"We were created to look at one another, weren't we?"-Edgar Degas
Edgar Degas was born on July 19, 1834 to a moderately wealthy family in France. This famous artist started off his young life as a rigorous academic- he earned a baccalaureat in literature, and studied classic art intensively in hopes of becoming a history painter ("Edgar Degas Biography"). He spent a large part of his early career drawing and painting copies of Renaissance art, such as that of Michelangelo, Raphael, and Titian.
However, Degas’s focus shifted from recreating the classics to making modern art. He joined an independent exhibiting society that quickly gained a reputation as part of the Impressionist movement ("Edgar Degas Biography"). However, Degas himself abhorred the title of impressionist artist, and he wholly rejected it, preferring the titles of realist or independent instead (Schenkel).
The Bolting Horse, c. 1866. Pencil and Charcoal (Lloyd 93).
Degas focused on motion. Most of his works capture their subject as if it is an action shot of a moment in time. Yet, in this drawing, he seems to add lines to it to make it more dynamic.
Degas’s style was a combination of many unique characteristics. Although he rejected the Impressionist label, much of his art shared some of its traits. Impressionism is generally classified by images depicting real life, yet with the use of very bright colors. Degas experimented with color in his work, and often added occasional pops of vivid colors and bold lines. Degas created a variety of art forms, ranging from paintings and drawings to sculptures and prints. Most of his art depicted some form of movement, and often it was of his favorite subject- dancers. Degas had a particular fascination with dancers and created hundreds of pieces of art with them as the subject. He worked with oil on canvas, pastel, or even printed photography reworked with pastel. Degas was known use a variety of techniques in his art, including “hatching, contrasting dry pastel with wet, watercolors to soften contours” and so on (Schenkel).
Young Girl in Repose, c. 1878-80. Charcoal (Lloyd 144).
Young Girl Practicing at the Bar, c. 1878-80. Charcoal heightened with white chalk (Lloyd 145).
These works depict the typical Degas- a female figure caught in a certain motion. It is interesting that the dancers he chooses to draw are not perfect, slim figures. Usually, he shows dancers without all the glory- they are at times awkward, tired, in transition, and just plain human (Richardson).
Woman Getting out of her Bath, c. 1876-77. Pastel over monotype (Lloyd 172).
After the Bath, Woman with a Towel, c. 1893-97. Pastel on blue-grey paper (Lloyd 286).
These works are also very much in Degas’s own unique style. He often captures his subjects in moments of innocent vulnerability, as they go about their daily lives.

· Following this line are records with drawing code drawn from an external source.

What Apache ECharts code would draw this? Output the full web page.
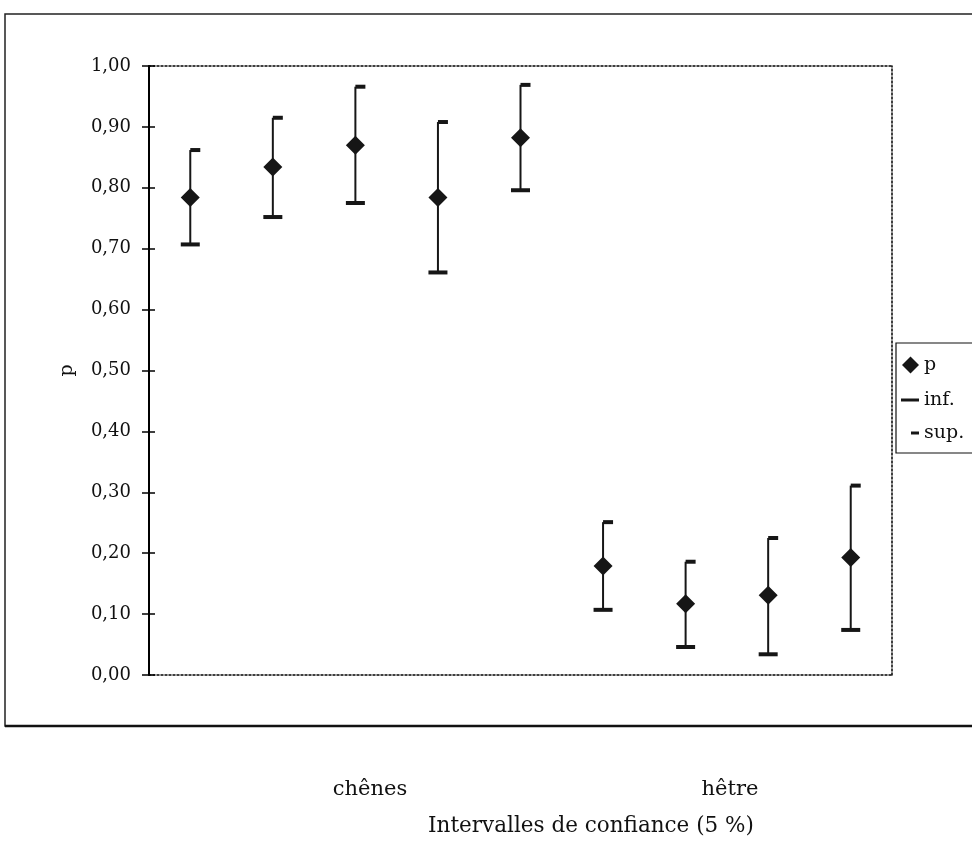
<!DOCTYPE html>
<html><head><meta charset="utf-8">
<script src="https://cdn.jsdelivr.net/npm/echarts@6/dist/echarts.min.js"></script>
<style>html,body{margin:0;padding:0;background:#fff}#c{width:972px;height:843px}</style>
</head><body><div id="c"></div>
<script>
const categories = ['1','2','3','4','5','6','7','8','9'];
const pValues   = [0.784, 0.834, 0.870, 0.784, 0.882, 0.179, 0.117, 0.131, 0.193];
const infValues = [0.707, 0.752, 0.775, 0.661, 0.796, 0.107, 0.046, 0.034, 0.074];
const supValues = [0.862, 0.915, 0.966, 0.908, 0.969, 0.251, 0.186, 0.225, 0.311];
const groupLabels = ['chênes', 'hêtre'];
const xTitle = 'Intervalles de confiance (5 %)';
const yName = 'p';
const seriesNames = ['p', 'inf.', 'sup.'];

const FONT = 'DejaVu Serif';
const INK = '#161616';
const fmt = v => v.toFixed(2).replace('.', ',');

const chart = echarts.init(document.getElementById('c'), null, {renderer: 'canvas'});
const txt = {fontFamily: FONT, fontSize: 19, color: '#111', lineHeight: 20};
const dotted = {color: '#000', width: 1.5, type: [2, 2]};

chart.setOption({
  backgroundColor: '#fff',
  animation: false,
  grid: {left: 149, right: 80, top: 66, bottom: 168, containLabel: false},
  xAxis: [
    {type: 'category', data: categories, boundaryGap: true,
     axisLine: {onZero: false, lineStyle: dotted},
     axisTick: {show: false}, axisLabel: {show: false}, splitLine: {show: false}},
    {type: 'category', data: categories, position: 'top', boundaryGap: true,
     axisLine: {onZero: false, lineStyle: dotted},
     axisTick: {show: false}, axisLabel: {show: false}, splitLine: {show: false}}
  ],
  yAxis: [
    {type: 'value', min: 0, max: 1, interval: 0.1, name: yName,
     nameLocation: 'middle', nameGap: 72, nameRotate: 90,
     nameTextStyle: {fontFamily: FONT, fontSize: 19, color: '#111'},
     axisLine: {show: true, onZero: false, lineStyle: {color: '#000', width: 2}},
     axisTick: {show: true, length: 7, lineStyle: {color: '#000', width: 1.5}},
     axisLabel: {formatter: fmt, margin: 18, fontFamily: FONT, fontSize: 18, color: '#111'},
     splitLine: {show: false}},
    {type: 'value', min: 0, max: 1, interval: 0.1, position: 'left',
     axisLine: {show: false, onZero: false},
     axisTick: {show: true, inside: true, length: 6, lineStyle: {color: '#000', width: 1.5}},
     axisLabel: {show: false}, splitLine: {show: false}},
    {type: 'value', min: 0, max: 1, interval: 0.1, position: 'right',
     axisLine: {show: true, onZero: false, lineStyle: dotted},
     axisTick: {show: false}, axisLabel: {show: false}, splitLine: {show: false}}
  ],
  legend: [
    {data: [{name: seriesNames[0], icon: 'diamond'}], left: 902, top: 355, padding: 0, z: 50,
     itemWidth: 17, itemHeight: 17, itemGap: 0, textStyle: txt, selectedMode: false},
    {data: [{name: seriesNames[1], icon: 'rect'}], left: 901, top: 390, padding: 0, z: 50,
     itemWidth: 18, itemHeight: 3, itemGap: 0, textStyle: txt, selectedMode: false},
    {data: [{name: seriesNames[2], icon: 'rect'}], left: 911, top: 423, padding: 0, z: 50,
     itemWidth: 8, itemHeight: 3, itemGap: 0, textStyle: txt, selectedMode: false}
  ],
  graphic: {
    z: 0,
    elements: [
      {type: 'rect', shape: {x: 5, y: 14, width: 1000, height: 712},
       style: {fill: 'none', stroke: '#222', lineWidth: 1.5}, silent: true},
      {type: 'line', shape: {x1: 5, y1: 726, x2: 972, y2: 726},
       style: {stroke: '#111', lineWidth: 2.5}, silent: true},
      {type: 'rect', shape: {x: 896, y: 343, width: 100, height: 110},
       style: {fill: '#fff', stroke: '#111', lineWidth: 1.2}, silent: true},
      {type: 'text', x: 370, y: 790, style: {text: groupLabels[0], fontFamily: FONT, fontSize: 21, fill: '#111', align: 'center', verticalAlign: 'middle'}},
      {type: 'text', x: 730, y: 790, style: {text: groupLabels[1], fontFamily: FONT, fontSize: 21, fill: '#111', align: 'center', verticalAlign: 'middle'}},
      {type: 'text', x: 591, y: 826, style: {text: xTitle, fontFamily: FONT, fontSize: 21.5, fill: '#111', align: 'center', verticalAlign: 'middle'}}
    ]
  },
  series: [
    {name: 'err', type: 'custom', xAxisIndex: 0, yAxisIndex: 0, z: 1,
     data: categories.map((c, i) => [i, infValues[i], supValues[i]]),
     encode: {x: 0, y: [1, 2]},
     renderItem: function (params, api) {
       const x = api.value(0);
       const lo = api.coord([x, api.value(1)]);
       const hi = api.coord([x, api.value(2)]);
       return {type: 'line', shape: {x1: lo[0], y1: lo[1], x2: hi[0], y2: hi[1]},
               style: {stroke: INK, lineWidth: 2}};
     }},
    {name: seriesNames[1], type: 'scatter', data: infValues, symbol: 'rect', symbolSize: [19, 4],
     itemStyle: {color: INK, opacity: 1}, z: 3},
    {name: seriesNames[2], type: 'scatter', data: supValues, symbol: 'rect', symbolSize: [10, 4],
     symbolOffset: [5, 0], itemStyle: {color: INK, opacity: 1}, z: 3},
    {name: seriesNames[0], type: 'scatter', data: pValues, symbol: 'diamond', symbolSize: 19,
     itemStyle: {color: INK, opacity: 1}, z: 4}
  ]
});
</script></body></html>
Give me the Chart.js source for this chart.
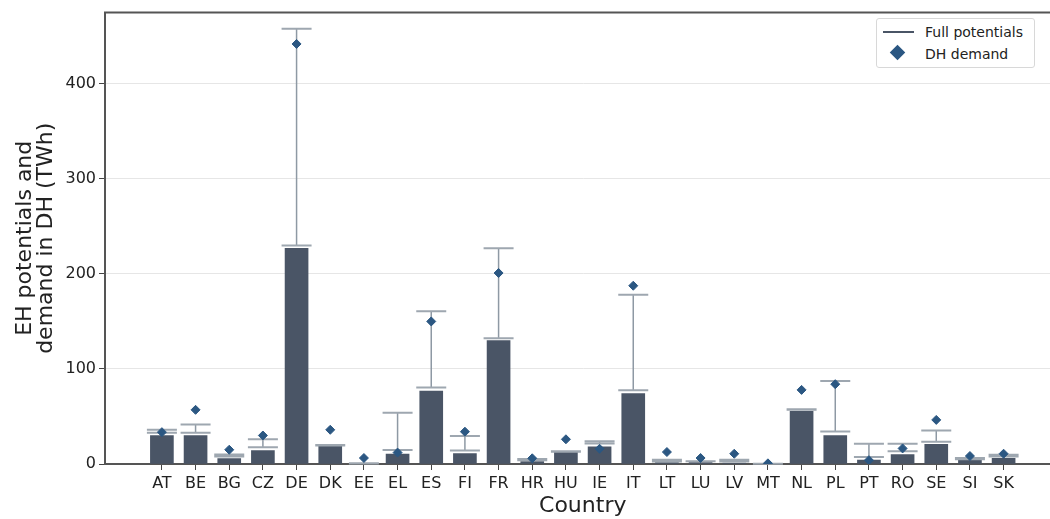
<!DOCTYPE html>
<html>
<head>
<meta charset="utf-8">
<script src="https://cdn.jsdelivr.net/npm/chart.js@4"></script>
<style>
  html, body { margin: 0; padding: 0; background: #fff; overflow: hidden; }
  #wrap { position: relative; width: 1066px; height: 519px; }
  #legend {
    position: absolute; left: 876px; top: 18px; width: 157px; height: 48px;
    border: 1px solid #d8d8d8; border-radius: 3px; background: #fff;
    font-family: "DejaVu Sans", sans-serif; font-size: 14px; color: #222;
  }
  #legend .row { position: absolute; left: 0; height: 20px; line-height: 20px; }
  #legend .txt { position: absolute; left: 48px; white-space: nowrap; }
  #legend .line { position: absolute; left: 6px; top: 9px; width: 31px; height: 0; border-top: 2px solid #4a5566; }
  #legend .dia { position: absolute; left: 15px; top: 3px; width: 11px; height: 11px; background: #2b5782; transform: rotate(45deg); }
</style>
</head>
<body>
<div id="wrap">
  <canvas id="chart" width="1066" height="519"></canvas>
  <div id="legend">
    <div class="row" style="top:3px"><span class="line"></span><span class="txt">Full potentials</span></div>
    <div class="row" style="top:25px"><span class="dia"></span><span class="txt">DH demand</span></div>
  </div>
</div>
<script>
var countries = ['AT','BE','BG','CZ','DE','DK','EE','EL','ES','FI','FR','HR','HU','IE','IT','LT','LU','LV','MT','NL','PL','PT','RO','SE','SI','SK'];
var basePotential = [30, 30, 5.6, 14, 227, 19, 0.5, 10.5, 76.8, 11, 130, 2.5, 12.5, 18, 74, 1.5, 1.5, 1, 0, 55.5, 30, 4, 10, 20.6, 3.8, 6];
var lowerPotential = [33, 33, 8, 17.5, 230, 19.5, 0.6, 14.7, 80.5, 14.3, 132.4, 4, 13, 21.6, 77.6, 2.5, 2.8, 2.5, 0.2, 57, 34.3, 7.3, 13.3, 23.4, 5, 8];
var fullPotential = [36, 41.6, 10, 26, 458, 20, 0.8, 54, 160.7, 29.4, 227, 5.2, 13.5, 24, 178, 4.5, 3, 4.5, 0.3, 57.5, 87.3, 21.3, 21.3, 35.3, 6.3, 9.8];
var dhDemand = [33.5, 57, 15, 30, 442, 36, 6.3, 12, 150, 34, 201, 6, 26, 16, 187.6, 12.6, 6.3, 10.8, 0.7, 78, 84, 4, 16.4, 46.4, 8.4, 10.8];
var yTicks = [0, 100, 200, 300, 400];

var errorBars = {
    id: 'errorBars',
    afterDatasetDraw: function(chart, args) {
        if (args.index !== 0) return;
        var ctx = chart.ctx;
        var xs = chart.scales.x, ys = chart.scales.y;
        ctx.save();
        for (var i = 0; i < countries.length; i++) {
            var x = xs.getPixelForValue(i);
            var y1 = ys.getPixelForValue(lowerPotential[i]);
            var y2 = ys.getPixelForValue(fullPotential[i]);
            ctx.strokeStyle = '#8e99a4';
            ctx.lineWidth = 1.5;
            ctx.beginPath();
            ctx.moveTo(x, y1);
            ctx.lineTo(x, y2);
            ctx.stroke();
            ctx.strokeStyle = '#9ea7b0';
            ctx.lineWidth = 2;
            ctx.beginPath();
            ctx.moveTo(x - 15, y1); ctx.lineTo(x + 15, y1);
            ctx.moveTo(x - 15, y2); ctx.lineTo(x + 15, y2);
            ctx.stroke();
        }
        ctx.restore();
    }
};

var topSpine = {
    id: 'topSpine',
    afterDraw: function(chart) {
        var a = chart.chartArea, ctx = chart.ctx;
        ctx.save();
        ctx.strokeStyle = '#555';
        ctx.lineWidth = 2;
        ctx.beginPath();
        ctx.moveTo(a.left - 1, a.top);
        ctx.lineTo(a.right, a.top);
        ctx.stroke();
        ctx.restore();
    }
};

new Chart(document.getElementById('chart'), {
    type: 'bar',
    data: {
        datasets: [{
            type: 'bar',
            label: 'Potential',
            data: basePotential.map(function(v, i) { return {x: i, y: v}; }),
            backgroundColor: '#4a5566',
            barThickness: 23,
            order: 1
        }, {
            type: 'scatter',
            label: 'DH demand',
            data: dhDemand.map(function(v, i) { return {x: i, y: v}; }),
            pointStyle: 'rectRot',
            pointRadius: 4.5,
            pointBackgroundColor: '#2b5782',
            pointBorderColor: '#2b5782',
            order: 0
        }]
    },
    options: {
        responsive: false,
        animation: false,
        layout: { padding: { top: 11, right: 4, left: 0, bottom: 0 } },
        plugins: { legend: { display: false }, tooltip: { enabled: false } },
        scales: {
            x: {
                type: 'linear',
                offset: false,
                bounds: 'data',
                min: -1.69,
                max: 26.69,
                afterBuildTicks: function(s) { s.ticks = countries.map(function(c, i) { return {value: i}; }); },
                afterFit: function(s) { s.height = 55; },
                grid: { offset: false, drawOnChartArea: false, tickLength: 6, tickColor: '#444' },
                border: { color: '#555', width: 2 },
                ticks: {
                    autoSkip: false, maxRotation: 0, padding: 4,
                    color: '#222',
                    font: { family: 'DejaVu Sans', size: 16 },
                    callback: function(v) { return countries[v]; }
                },
                title: {
                    display: true, text: 'Country', color: '#222', padding: { top: 0, bottom: 0 },
                    font: { family: 'DejaVu Sans', size: 22 }
                }
            },
            y: {
                min: 0,
                max: 475,
                afterBuildTicks: function(s) { s.ticks = yTicks.map(function(v) { return {value: v}; }); },
                afterFit: function(s) { s.width = 105; },
                grid: { color: '#e6e6e6', tickLength: 6, tickColor: '#444' },
                border: { color: '#555', width: 2 },
                ticks: {
                    padding: 3, color: '#222',
                    font: { family: 'DejaVu Sans', size: 16 }
                },
                title: {
                    display: true, text: ['EH potentials and', 'demand in DH (TWh)'], color: '#222',
                    padding: { top: 15, bottom: 4 },
                    font: { family: 'DejaVu Sans', size: 22, lineHeight: 0.95 }
                }
            }
        }
    },
    plugins: [errorBars, topSpine]
});
</script>
</body>
</html>
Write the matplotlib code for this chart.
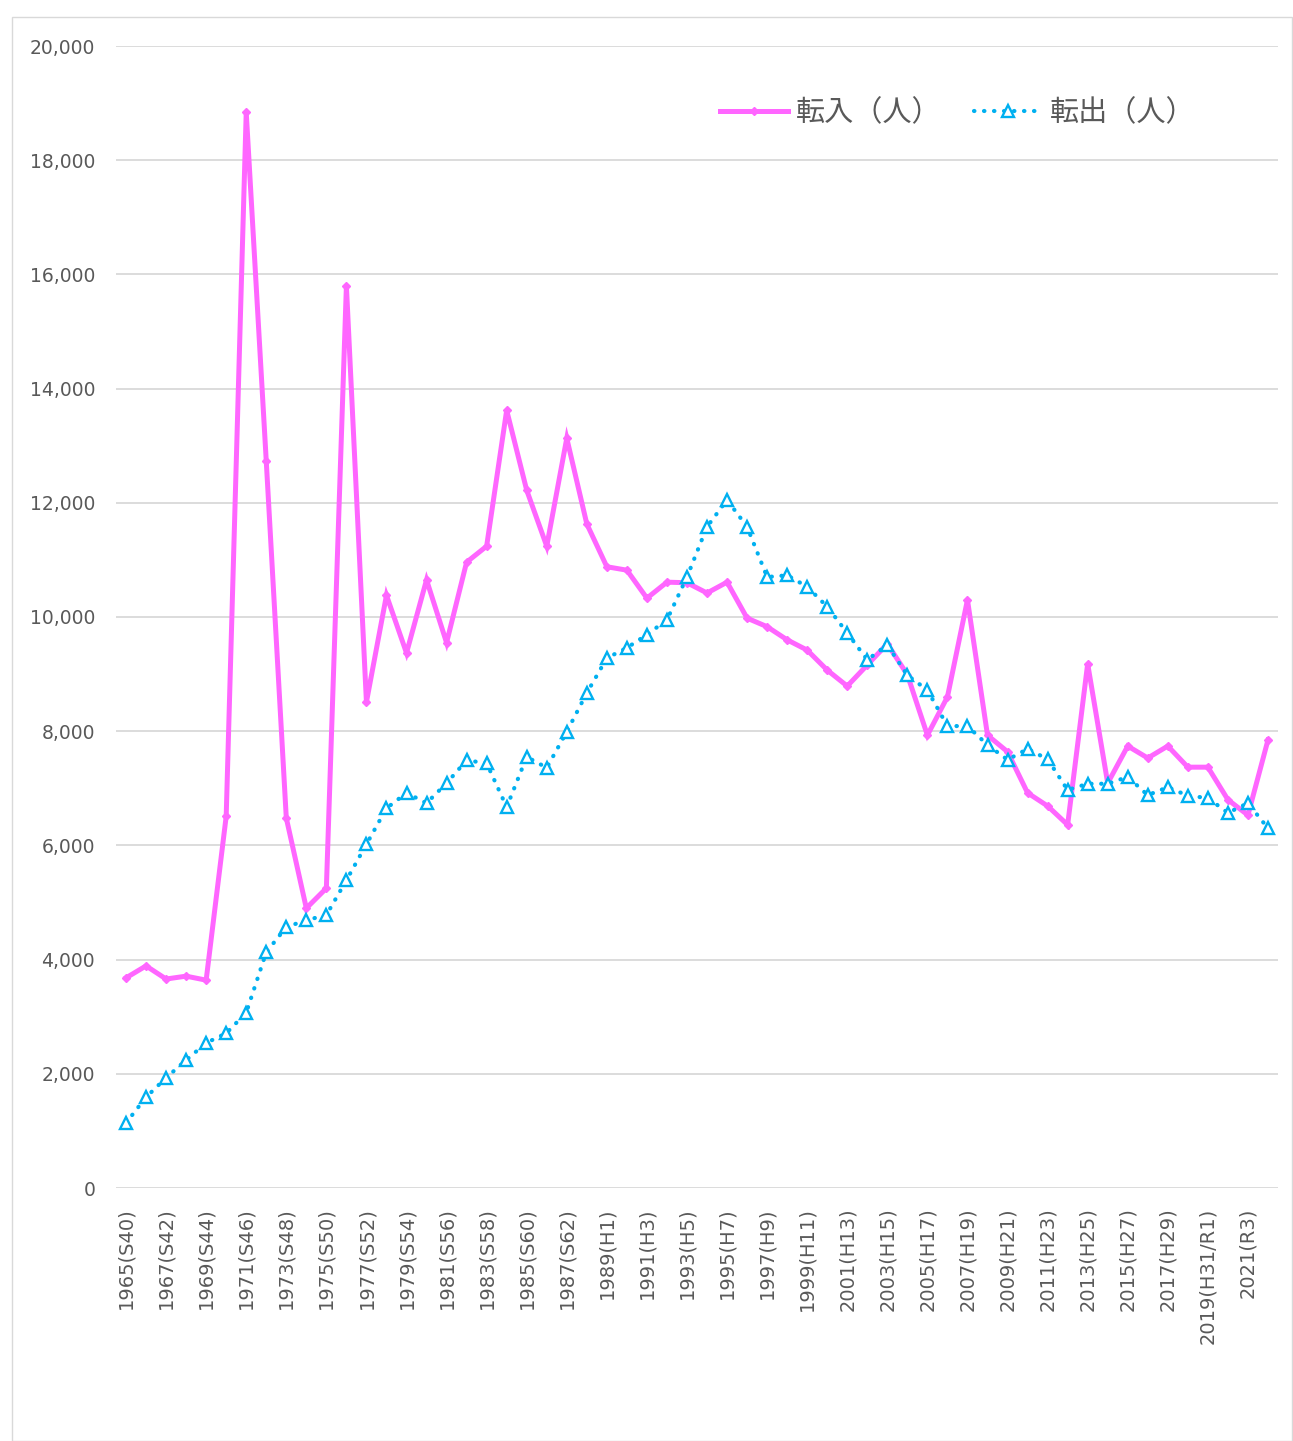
import matplotlib
matplotlib.use("Agg")
import matplotlib.pyplot as plt
from matplotlib.patches import Rectangle
from matplotlib.ticker import FuncFormatter

plt.rcParams['font.family'] = ['Noto Sans CJK JP', 'DejaVu Sans']

years = list(range(1965, 2023))
era = {1965: "S40", 1967: "S42", 1969: "S44", 1971: "S46", 1973: "S48", 1975: "S50",
       1977: "S52", 1979: "S54", 1981: "S56", 1983: "S58", 1985: "S60", 1987: "S62",
       1989: "H1", 1991: "H3", 1993: "H5", 1995: "H7", 1997: "H9", 1999: "H11",
       2001: "H13", 2003: "H15", 2005: "H17", 2007: "H19", 2009: "H21", 2011: "H23",
       2013: "H25", 2015: "H27", 2017: "H29", 2019: "H31/R1", 2021: "R3"}
tick_labels = [f"{y}({era[y]})" if y in era else "" for y in years]

inflow = [3680, 3890, 3660, 3710, 3640, 6510, 18840, 12730, 6480, 4900,
          5250, 15800, 8510, 10380, 9370, 10650, 9550, 10960, 11240, 13620,
          12220, 11240, 13130, 11630, 10880, 10820, 10330, 10610, 10600, 10420,
          10610, 9980, 9830, 9600, 9420, 9070, 8790, 9160, 9530, 8990,
          7930, 8600, 10300, 7930, 7640, 6920, 6690, 6360, 9180, 7090,
          7740, 7530, 7740, 7370, 7370, 6800, 6530, 7846]

outflow = [1140, 1590, 1930, 2240, 2540, 2710, 3070, 4130, 4570, 4690,
           4780, 5390, 6020, 6650, 6920, 6740, 7090, 7490, 7440, 6670,
           7550, 7360, 7990, 8670, 9280, 9460, 9690, 9950, 10700, 11580,
           12050, 11580, 10700, 10730, 10530, 10180, 9720, 9250, 9510, 8980,
           8720, 8090, 8090, 7760, 7500, 7690, 7510, 6970, 7080, 7080,
           7200, 6880, 7020, 6870, 6830, 6570, 6740, 6300]

W, H = 1293, 1441
fig = plt.figure(figsize=(W / 100, H / 100), dpi=100)
fig.patches.append(Rectangle((12 / W, 0), (W - 13) / W, 1 - 17 / H, transform=fig.transFigure,
                             fill=False, edgecolor='#D9D9D9', linewidth=1.0))

ax = fig.add_axes([116 / W, 1 - 1188 / H, (1278 - 116) / W, (1188 - 46) / H])
x = list(range(len(years)))

pink = '#FF66FF'
blue = '#00B0F0'
ax.plot(x, inflow, color=pink, linewidth=3.6, marker='D', markersize=4,
        markerfacecolor=pink, markeredgecolor=pink, label='転入（人）', zorder=3,
        solid_joinstyle='miter')
ax.plot(x, outflow, color=blue, linewidth=3.0, linestyle=(0, (0.1, 2.3)),
        dash_capstyle='round', marker='^', markersize=8, markerfacecolor='white',
        markeredgecolor=blue, markeredgewidth=1.7, label='転出（人）', zorder=4)

ax.set_xlim(-0.5, len(years) - 0.5)
ax.set_ylim(0, 20000)
ax.set_yticks(range(0, 20001, 2000))
ax.yaxis.set_major_formatter(FuncFormatter(lambda v, p: f"{int(v):,}"))
ax.set_xticks(x)
ax.set_xticklabels(tick_labels, rotation=90, fontsize=14, color='#595959',
                   family=['DejaVu Sans'])
ax.tick_params(axis='y', labelsize=13.5, labelcolor='#595959', length=0, pad=15)
ax.tick_params(axis='x', length=0, pad=14)
for t in ax.get_yticklabels():
    t.set_family(['DejaVu Sans'])
ax.grid(axis='y', color='#D9D9D9', linewidth=1.3)
ax.set_axisbelow(True)
for s in ax.spines.values():
    s.set_visible(False)

leg = fig.legend(loc='center', bbox_to_anchor=(958 / W, 1 - 113 / H), ncol=2, frameon=False,
                 fontsize=21, handlelength=2.3, handletextpad=0.3, columnspacing=1.1,
                 numpoints=1)
for t in leg.get_texts():
    t.set_color('#595959')

fig.savefig('out.png', dpi=100)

After serving in the Franco-Prussian War in 1870, Degas’s eye problems intensified and his eyesight deteriorated. He fell into a depression in his later life, and this is reflected in his later work. Degas’s later pieces of art seem very different from the earlier pieces, and they depict different subjects, such as landscapes of lonely scenes(Lloyd 245). However, Degas is mainly remembered for his art focusing on the female body.
La Rue de Quesnoy, Saint-Valery-sur-Somme, c. 1896-98. Pastel. (Lloyd 267).
This work was done in the later stage of Degas’s art. It is quite different from what he is known by, the depictions of females in motion. Most of these landscape works were done with pastel.
I chose to profile Edgar Degas because I remember when my mother took me to the Edgar Degas exhibit in the Norton Simon Museum as a child. It was the first time I had ever been exposed to his work, and his art was at the same time shocking and captivating to my young mind. The nude drawings and sculptures seemed like taboo, but there was something honest and innocent in the art that drew me in and removed the hint of scandal. And that is the beauty of Degas’s work. It’s real in a charming way.
"Edgar Degas Biography." Edgar Degas Biography. Edgar-degas.org, 2002. Web. 02 Mar. 2015.
Lloyd, Christopher. Edgar Degas: Drawings and Pastels. London: Thames & Hudson, 2014. Print.
Richardson, John. "Degas and the Dancers." Vanity Fair, Oct. 2002. Web. 03 Mar. 2015.
Schenkel, Ruth. "Edgar Degas (1834–1917): Painting and Drawing." Heilbrunn Timeline of Art History. The Metropolitan Museum of Art, Oct. 2004. Web. 24 Feb. 2015.